Thursday, August 23, 2012

To Whom Can We Go?

Wow. I read today's passage from John 6:56-69 and it just brought everything together for me. This week has been one of contemplating where to turn to in times of trouble. I found myself at a crossroads and having to make a choice on which way to go and wondering if I am ready to go there. I found inner strength in the knowledge that God gives to me gifts to use in order that I may make the right choice and understand I am never without love.

The struggle for me this week has been with trying to get the message across to others that we need to be ready for whatever is coming. Today's passage gave to me the inner peace I've been seeking for the past two weeks. Not necessarily the answer, but a realization, and a reminder, that it's not about me.

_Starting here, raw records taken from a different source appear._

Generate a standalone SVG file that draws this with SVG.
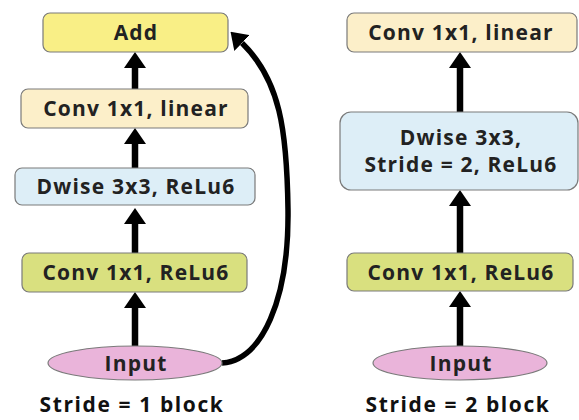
<svg xmlns="http://www.w3.org/2000/svg" width="579" height="420" viewBox="0 0 579 420">
<defs>
<marker id="ah" viewBox="0 0 16 22" refX="0" refY="11" markerWidth="16" markerHeight="22" markerUnits="userSpaceOnUse" orient="auto">
<path d="M0,0 L16,11 L0,22 z" fill="#000"/>
</marker>
<style>
.box{stroke:#7a7a7a;stroke-width:1.2}
.add{fill:#f9ef86}
.lin{fill:#fcefc9}
.dw{fill:#ddeef7}
.relu{fill:#d9e07f}
.inp{fill:#eab4da;stroke:#7a7a7a;stroke-width:1.2}
text{font-family:"Open Sans","Liberation Sans",sans-serif;font-weight:bold;font-size:21px;letter-spacing:1.2px;fill:#222;text-anchor:middle}
.cap{font-size:21px;letter-spacing:1.6px;fill:#111}
.arr{stroke:#000;stroke-width:6.5;fill:none;marker-end:url(#ah)}
.curve{stroke:#000;stroke-width:5.5;fill:none;marker-end:url(#ah)}
</style>
</defs>
<rect width="579" height="420" fill="#fff"/>
<g id="connectors">
<line class="arr" x1="135" y1="89" x2="135" y2="68"/>
<line class="arr" x1="135" y1="168" x2="135" y2="144"/>
<line class="arr" x1="135" y1="253" x2="135" y2="224"/>
<line class="arr" x1="135" y1="346" x2="135" y2="308"/>
<path class="curve" d="M 222 363 C 262 360, 289 300, 288 210 C 287 130, 280 80, 242 43"/>
<line class="arr" x1="460" y1="112" x2="460" y2="68"/>
<line class="arr" x1="460" y1="253" x2="460" y2="206"/>
<line class="arr" x1="460" y1="346" x2="460" y2="307"/>
</g>
<g id="add"><rect class="box add" x="43" y="13" width="185" height="39" rx="7"/><text x="136" y="40">Add</text></g>
<g id="conv-linear-1"><rect class="box lin" x="21" y="89" width="227" height="39" rx="7"/><text x="136" y="116">Conv 1x1, linear</text></g>
<g id="dwise-1"><rect class="box dw" x="15" y="168" width="240" height="37" rx="7"/><text x="136" y="194">Dwise 3x3, ReLu6</text></g>
<g id="conv-relu-1"><rect class="box relu" x="22" y="253" width="225" height="39" rx="7"/><text x="136" y="280">Conv 1x1, ReLu6</text></g>
<g id="input-1"><ellipse class="inp" cx="135" cy="363" rx="87" ry="17"/><text x="136" y="371">Input</text></g>
<g id="caption-1"><text class="cap" x="132" y="412">Stride = 1 block</text></g>
<g id="conv-linear-2"><rect class="box lin" x="347" y="13" width="230" height="39" rx="7"/><text x="461" y="40">Conv 1x1, linear</text></g>
<g id="dwise-2"><rect class="box dw" x="340" y="112" width="238" height="78" rx="11"/><text x="461" y="145">Dwise 3x3,</text><text x="461" y="172">Stride = 2, ReLu6</text></g>
<g id="conv-relu-2"><rect class="box relu" x="347" y="253" width="226" height="38" rx="7"/><text x="461" y="280">Conv 1x1, ReLu6</text></g>
<g id="input-2"><ellipse class="inp" cx="460" cy="363" rx="87" ry="17"/><text x="461" y="371">Input</text></g>
<g id="caption-2"><text class="cap" x="458" y="412">Stride = 2 block</text></g>
</svg>
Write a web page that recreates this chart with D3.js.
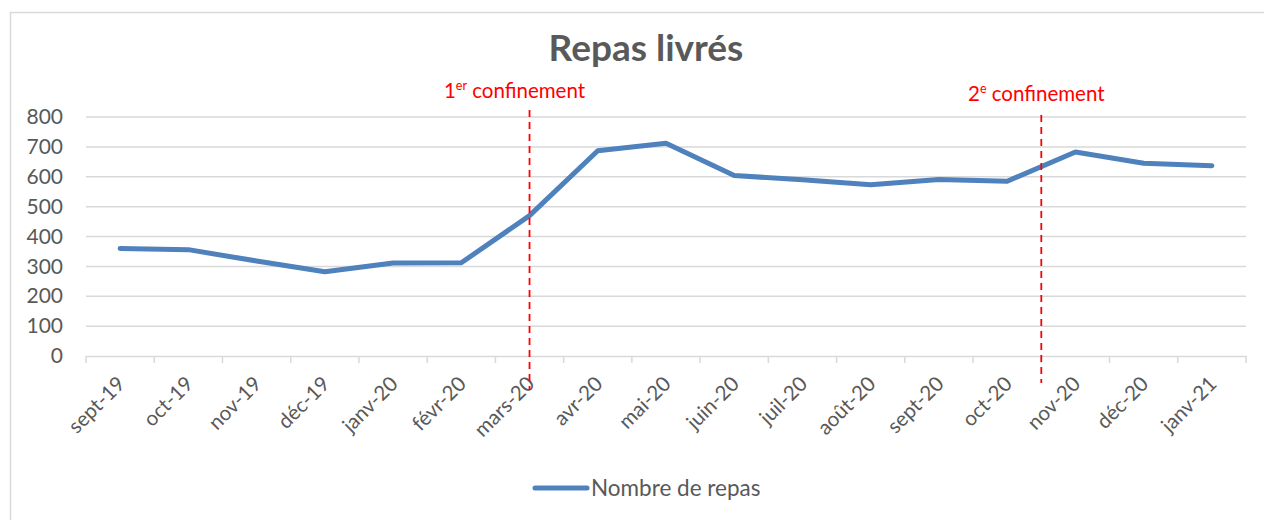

With the simplest of responses by 12 men who decided to stay with Jesus while all others left him I found a calmness for my heart and soul. Jesus once again speaks about eating his flesh and drinking his blood as the only way to eternal life. As I mentioned in a post last week John is using that image as a metaphor for fully ingesting what it is he's trying to teach. It would seem, though, that his disciples have had enough of this kind of talk and leave - except for the twelve. To be honest I was beginning to feel the same way.

The twelve are then asked if they wish to leave as well, to which their response is "why, where else can we go." Actually, their words are, "To whom can we go." With this simple response of five words I am reminded that God is in control. I had forgotten that, and so I was living each day for the past two weeks with my soul and heart in turmoil over what I feel is coming and my need to prepare others for that change. I had forgotten to trust that God has already done that.

My refuge is in God, I choose God, Jesus helps dress me with the shoes I need to follow the Holy Spirit's guidance. I trust completely in that knowledge and with that trust I begin to feel my soul calm and my heart mend.